Material provided:
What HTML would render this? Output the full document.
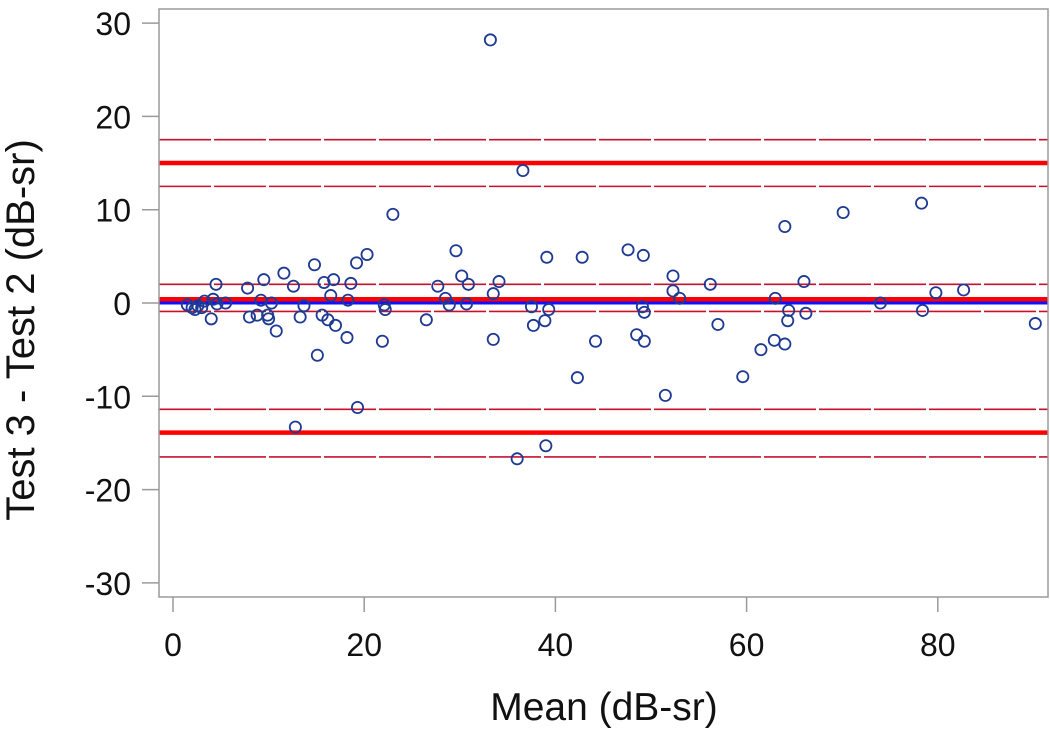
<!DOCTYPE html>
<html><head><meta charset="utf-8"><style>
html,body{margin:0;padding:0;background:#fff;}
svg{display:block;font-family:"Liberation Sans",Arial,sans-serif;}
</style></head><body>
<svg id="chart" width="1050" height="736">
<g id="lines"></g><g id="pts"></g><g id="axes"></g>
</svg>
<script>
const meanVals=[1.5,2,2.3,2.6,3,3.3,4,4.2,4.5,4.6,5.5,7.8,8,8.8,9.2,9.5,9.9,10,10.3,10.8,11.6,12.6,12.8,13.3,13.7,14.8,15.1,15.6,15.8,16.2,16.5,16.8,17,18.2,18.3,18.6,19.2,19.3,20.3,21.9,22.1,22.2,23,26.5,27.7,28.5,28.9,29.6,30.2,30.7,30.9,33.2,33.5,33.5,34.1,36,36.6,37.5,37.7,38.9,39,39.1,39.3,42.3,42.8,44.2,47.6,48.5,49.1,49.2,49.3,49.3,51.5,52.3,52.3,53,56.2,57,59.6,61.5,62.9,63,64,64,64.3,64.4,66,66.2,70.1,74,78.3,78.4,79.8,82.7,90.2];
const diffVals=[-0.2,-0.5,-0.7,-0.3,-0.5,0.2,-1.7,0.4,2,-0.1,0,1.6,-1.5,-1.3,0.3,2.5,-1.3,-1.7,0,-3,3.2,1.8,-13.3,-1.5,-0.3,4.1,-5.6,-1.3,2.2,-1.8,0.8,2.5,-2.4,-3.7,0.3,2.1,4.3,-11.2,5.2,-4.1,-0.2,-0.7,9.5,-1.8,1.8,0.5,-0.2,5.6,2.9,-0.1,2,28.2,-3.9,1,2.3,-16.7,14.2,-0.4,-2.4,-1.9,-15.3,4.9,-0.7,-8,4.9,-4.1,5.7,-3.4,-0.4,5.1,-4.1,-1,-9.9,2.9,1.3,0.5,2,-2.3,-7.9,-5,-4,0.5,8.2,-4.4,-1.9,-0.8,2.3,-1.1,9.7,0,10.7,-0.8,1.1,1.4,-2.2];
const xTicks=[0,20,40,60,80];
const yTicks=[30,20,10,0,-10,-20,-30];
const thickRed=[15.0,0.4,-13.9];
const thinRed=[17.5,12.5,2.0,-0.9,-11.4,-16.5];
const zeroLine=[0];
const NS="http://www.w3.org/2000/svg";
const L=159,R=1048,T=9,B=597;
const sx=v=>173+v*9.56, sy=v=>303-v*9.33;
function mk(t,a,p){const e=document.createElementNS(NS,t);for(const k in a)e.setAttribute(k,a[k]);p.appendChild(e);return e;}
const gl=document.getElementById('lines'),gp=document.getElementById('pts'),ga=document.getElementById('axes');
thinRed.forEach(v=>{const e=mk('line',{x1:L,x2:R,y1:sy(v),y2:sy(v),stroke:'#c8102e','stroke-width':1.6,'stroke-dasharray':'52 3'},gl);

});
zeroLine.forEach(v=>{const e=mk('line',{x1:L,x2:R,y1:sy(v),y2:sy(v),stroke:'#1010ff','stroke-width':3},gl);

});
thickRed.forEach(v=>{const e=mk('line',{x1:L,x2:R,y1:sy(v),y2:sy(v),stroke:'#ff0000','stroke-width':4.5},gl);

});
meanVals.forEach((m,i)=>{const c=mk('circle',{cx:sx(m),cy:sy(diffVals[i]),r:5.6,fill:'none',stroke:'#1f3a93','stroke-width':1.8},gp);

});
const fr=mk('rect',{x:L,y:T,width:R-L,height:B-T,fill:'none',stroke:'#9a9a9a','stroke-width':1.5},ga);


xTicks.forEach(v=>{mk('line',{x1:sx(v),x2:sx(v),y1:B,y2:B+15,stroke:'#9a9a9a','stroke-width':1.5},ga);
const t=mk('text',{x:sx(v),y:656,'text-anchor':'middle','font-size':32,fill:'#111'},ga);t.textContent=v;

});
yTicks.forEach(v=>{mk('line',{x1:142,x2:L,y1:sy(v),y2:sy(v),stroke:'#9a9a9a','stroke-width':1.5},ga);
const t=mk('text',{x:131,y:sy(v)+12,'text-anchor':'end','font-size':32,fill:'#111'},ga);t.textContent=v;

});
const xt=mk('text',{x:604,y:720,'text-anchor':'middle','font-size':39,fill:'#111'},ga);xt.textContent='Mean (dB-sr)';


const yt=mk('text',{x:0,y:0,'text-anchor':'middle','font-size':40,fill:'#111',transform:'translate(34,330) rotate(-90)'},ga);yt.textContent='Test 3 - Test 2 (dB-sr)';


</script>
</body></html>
==
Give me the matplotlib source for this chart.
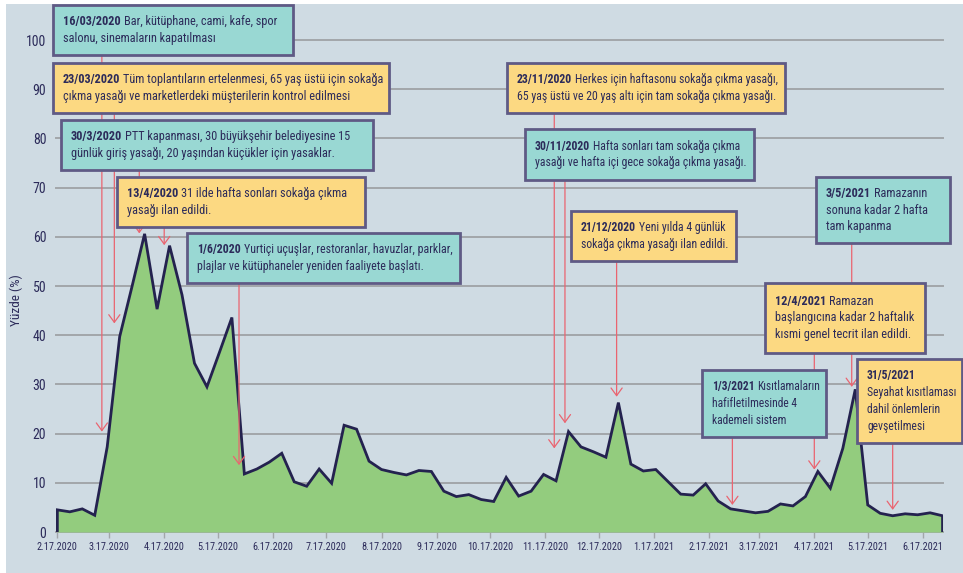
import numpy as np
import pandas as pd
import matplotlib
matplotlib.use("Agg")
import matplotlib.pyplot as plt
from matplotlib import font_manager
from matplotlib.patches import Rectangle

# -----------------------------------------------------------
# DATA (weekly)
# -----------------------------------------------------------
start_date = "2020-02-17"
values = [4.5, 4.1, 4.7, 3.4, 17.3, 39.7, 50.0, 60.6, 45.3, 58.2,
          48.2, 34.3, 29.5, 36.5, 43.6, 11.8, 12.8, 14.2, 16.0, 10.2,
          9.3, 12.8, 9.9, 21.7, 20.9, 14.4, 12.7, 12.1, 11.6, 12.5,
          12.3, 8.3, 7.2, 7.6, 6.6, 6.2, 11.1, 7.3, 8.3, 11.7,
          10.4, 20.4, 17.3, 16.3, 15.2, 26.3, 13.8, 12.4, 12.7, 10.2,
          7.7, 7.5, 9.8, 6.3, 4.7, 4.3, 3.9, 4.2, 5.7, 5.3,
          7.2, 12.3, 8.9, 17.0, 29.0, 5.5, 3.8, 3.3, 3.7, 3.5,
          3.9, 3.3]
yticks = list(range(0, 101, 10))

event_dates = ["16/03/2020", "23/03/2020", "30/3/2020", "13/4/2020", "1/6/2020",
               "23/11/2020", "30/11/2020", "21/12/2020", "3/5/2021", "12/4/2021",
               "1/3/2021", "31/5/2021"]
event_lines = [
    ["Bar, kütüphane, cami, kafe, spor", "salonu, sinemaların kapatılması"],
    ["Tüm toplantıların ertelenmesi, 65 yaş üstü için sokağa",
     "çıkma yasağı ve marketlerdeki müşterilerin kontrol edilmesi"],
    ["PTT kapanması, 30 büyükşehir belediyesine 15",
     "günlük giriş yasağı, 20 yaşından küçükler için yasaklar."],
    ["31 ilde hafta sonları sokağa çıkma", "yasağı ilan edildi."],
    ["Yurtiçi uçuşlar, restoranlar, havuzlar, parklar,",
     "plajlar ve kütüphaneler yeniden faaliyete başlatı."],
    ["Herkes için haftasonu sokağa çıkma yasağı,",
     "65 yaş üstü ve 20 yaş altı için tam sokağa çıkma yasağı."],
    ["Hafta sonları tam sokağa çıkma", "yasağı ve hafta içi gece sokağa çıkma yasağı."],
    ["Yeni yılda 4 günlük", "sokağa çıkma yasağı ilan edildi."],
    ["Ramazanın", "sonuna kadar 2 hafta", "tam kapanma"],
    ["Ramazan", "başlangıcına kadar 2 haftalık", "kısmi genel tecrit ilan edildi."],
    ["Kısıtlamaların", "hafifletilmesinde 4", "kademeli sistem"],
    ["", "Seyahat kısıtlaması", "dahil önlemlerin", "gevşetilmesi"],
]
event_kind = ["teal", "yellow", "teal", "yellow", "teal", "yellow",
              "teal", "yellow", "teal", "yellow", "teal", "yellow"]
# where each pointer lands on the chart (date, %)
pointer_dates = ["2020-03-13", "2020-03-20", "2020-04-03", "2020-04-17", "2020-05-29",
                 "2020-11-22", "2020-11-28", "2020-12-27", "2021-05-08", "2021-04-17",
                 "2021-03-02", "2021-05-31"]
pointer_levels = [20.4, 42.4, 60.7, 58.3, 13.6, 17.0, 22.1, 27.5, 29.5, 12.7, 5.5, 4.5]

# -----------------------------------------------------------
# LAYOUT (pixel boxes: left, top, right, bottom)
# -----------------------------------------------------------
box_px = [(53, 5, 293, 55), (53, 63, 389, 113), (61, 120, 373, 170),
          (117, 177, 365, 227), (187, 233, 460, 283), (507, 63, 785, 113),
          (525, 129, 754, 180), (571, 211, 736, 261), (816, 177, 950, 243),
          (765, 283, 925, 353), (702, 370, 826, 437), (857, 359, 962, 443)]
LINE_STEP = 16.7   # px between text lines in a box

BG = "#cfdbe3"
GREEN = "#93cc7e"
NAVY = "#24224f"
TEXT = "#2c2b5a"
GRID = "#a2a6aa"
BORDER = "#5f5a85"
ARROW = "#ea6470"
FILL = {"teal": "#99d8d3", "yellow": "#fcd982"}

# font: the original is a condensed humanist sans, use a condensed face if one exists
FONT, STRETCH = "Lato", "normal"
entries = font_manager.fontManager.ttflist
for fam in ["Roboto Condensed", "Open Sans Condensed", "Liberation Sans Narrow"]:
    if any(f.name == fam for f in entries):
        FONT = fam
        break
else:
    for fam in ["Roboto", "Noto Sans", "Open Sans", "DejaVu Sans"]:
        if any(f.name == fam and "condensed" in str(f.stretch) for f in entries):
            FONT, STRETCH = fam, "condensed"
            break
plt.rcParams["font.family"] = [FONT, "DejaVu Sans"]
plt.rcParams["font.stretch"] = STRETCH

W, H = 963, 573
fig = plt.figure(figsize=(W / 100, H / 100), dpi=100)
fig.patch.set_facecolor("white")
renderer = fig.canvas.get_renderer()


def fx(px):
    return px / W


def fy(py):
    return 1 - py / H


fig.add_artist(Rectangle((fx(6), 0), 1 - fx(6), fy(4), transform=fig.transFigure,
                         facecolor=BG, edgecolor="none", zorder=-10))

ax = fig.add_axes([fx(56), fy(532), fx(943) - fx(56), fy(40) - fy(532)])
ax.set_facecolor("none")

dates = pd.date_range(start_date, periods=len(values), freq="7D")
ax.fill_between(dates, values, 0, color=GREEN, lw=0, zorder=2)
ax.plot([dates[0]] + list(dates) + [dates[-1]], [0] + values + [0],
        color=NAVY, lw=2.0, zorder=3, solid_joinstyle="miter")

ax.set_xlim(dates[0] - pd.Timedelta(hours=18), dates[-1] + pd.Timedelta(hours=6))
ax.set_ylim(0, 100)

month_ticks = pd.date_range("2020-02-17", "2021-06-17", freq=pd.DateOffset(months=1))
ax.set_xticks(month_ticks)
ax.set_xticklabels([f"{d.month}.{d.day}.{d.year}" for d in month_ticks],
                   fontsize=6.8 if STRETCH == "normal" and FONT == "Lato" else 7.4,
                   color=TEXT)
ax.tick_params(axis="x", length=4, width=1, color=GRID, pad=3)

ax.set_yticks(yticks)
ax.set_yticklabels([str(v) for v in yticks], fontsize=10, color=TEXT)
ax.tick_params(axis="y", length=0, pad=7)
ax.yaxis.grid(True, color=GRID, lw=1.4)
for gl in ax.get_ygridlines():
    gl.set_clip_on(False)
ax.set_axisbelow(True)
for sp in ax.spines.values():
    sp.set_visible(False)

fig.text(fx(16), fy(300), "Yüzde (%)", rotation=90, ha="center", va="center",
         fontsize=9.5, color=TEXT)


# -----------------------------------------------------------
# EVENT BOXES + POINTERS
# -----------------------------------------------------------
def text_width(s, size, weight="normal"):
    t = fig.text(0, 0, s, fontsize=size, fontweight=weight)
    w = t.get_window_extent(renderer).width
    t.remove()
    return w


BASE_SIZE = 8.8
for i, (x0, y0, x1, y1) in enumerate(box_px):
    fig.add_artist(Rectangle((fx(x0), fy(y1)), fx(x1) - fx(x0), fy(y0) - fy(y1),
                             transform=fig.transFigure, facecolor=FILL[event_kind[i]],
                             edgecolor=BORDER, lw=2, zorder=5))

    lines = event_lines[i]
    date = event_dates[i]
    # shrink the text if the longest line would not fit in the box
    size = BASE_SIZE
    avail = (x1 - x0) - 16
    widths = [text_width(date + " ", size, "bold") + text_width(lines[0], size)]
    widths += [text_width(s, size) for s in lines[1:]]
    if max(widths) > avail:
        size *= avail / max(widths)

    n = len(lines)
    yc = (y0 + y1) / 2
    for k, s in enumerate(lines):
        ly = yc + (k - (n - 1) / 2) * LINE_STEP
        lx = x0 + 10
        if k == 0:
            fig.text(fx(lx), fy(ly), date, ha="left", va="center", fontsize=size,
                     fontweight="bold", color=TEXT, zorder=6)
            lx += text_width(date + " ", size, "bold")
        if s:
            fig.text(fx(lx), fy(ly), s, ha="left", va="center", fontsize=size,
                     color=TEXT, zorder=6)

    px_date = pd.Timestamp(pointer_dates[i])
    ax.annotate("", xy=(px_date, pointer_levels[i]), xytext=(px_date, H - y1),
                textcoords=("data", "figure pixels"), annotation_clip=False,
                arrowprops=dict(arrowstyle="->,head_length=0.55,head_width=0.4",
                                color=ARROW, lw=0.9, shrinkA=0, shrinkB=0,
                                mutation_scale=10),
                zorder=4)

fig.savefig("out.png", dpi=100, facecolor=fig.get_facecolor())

Set task:
Extract, without any images, the part of the material above that opens with the line containing "Give me the matplotlib source for this chart." and closes with the line containing "yticks = list(range(0, 101, 10))", both lines included.

Final result:
Give me the matplotlib source for this chart.
import numpy as np
import pandas as pd
import matplotlib
matplotlib.use("Agg")
import matplotlib.pyplot as plt
from matplotlib import font_manager
from matplotlib.patches import Rectangle

# -----------------------------------------------------------
# DATA (weekly)
# -----------------------------------------------------------
start_date = "2020-02-17"
values = [4.5, 4.1, 4.7, 3.4, 17.3, 39.7, 50.0, 60.6, 45.3, 58.2,
          48.2, 34.3, 29.5, 36.5, 43.6, 11.8, 12.8, 14.2, 16.0, 10.2,
          9.3, 12.8, 9.9, 21.7, 20.9, 14.4, 12.7, 12.1, 11.6, 12.5,
          12.3, 8.3, 7.2, 7.6, 6.6, 6.2, 11.1, 7.3, 8.3, 11.7,
          10.4, 20.4, 17.3, 16.3, 15.2, 26.3, 13.8, 12.4, 12.7, 10.2,
          7.7, 7.5, 9.8, 6.3, 4.7, 4.3, 3.9, 4.2, 5.7, 5.3,
          7.2, 12.3, 8.9, 17.0, 29.0, 5.5, 3.8, 3.3, 3.7, 3.5,
          3.9, 3.3]
yticks = list(range(0, 101, 10))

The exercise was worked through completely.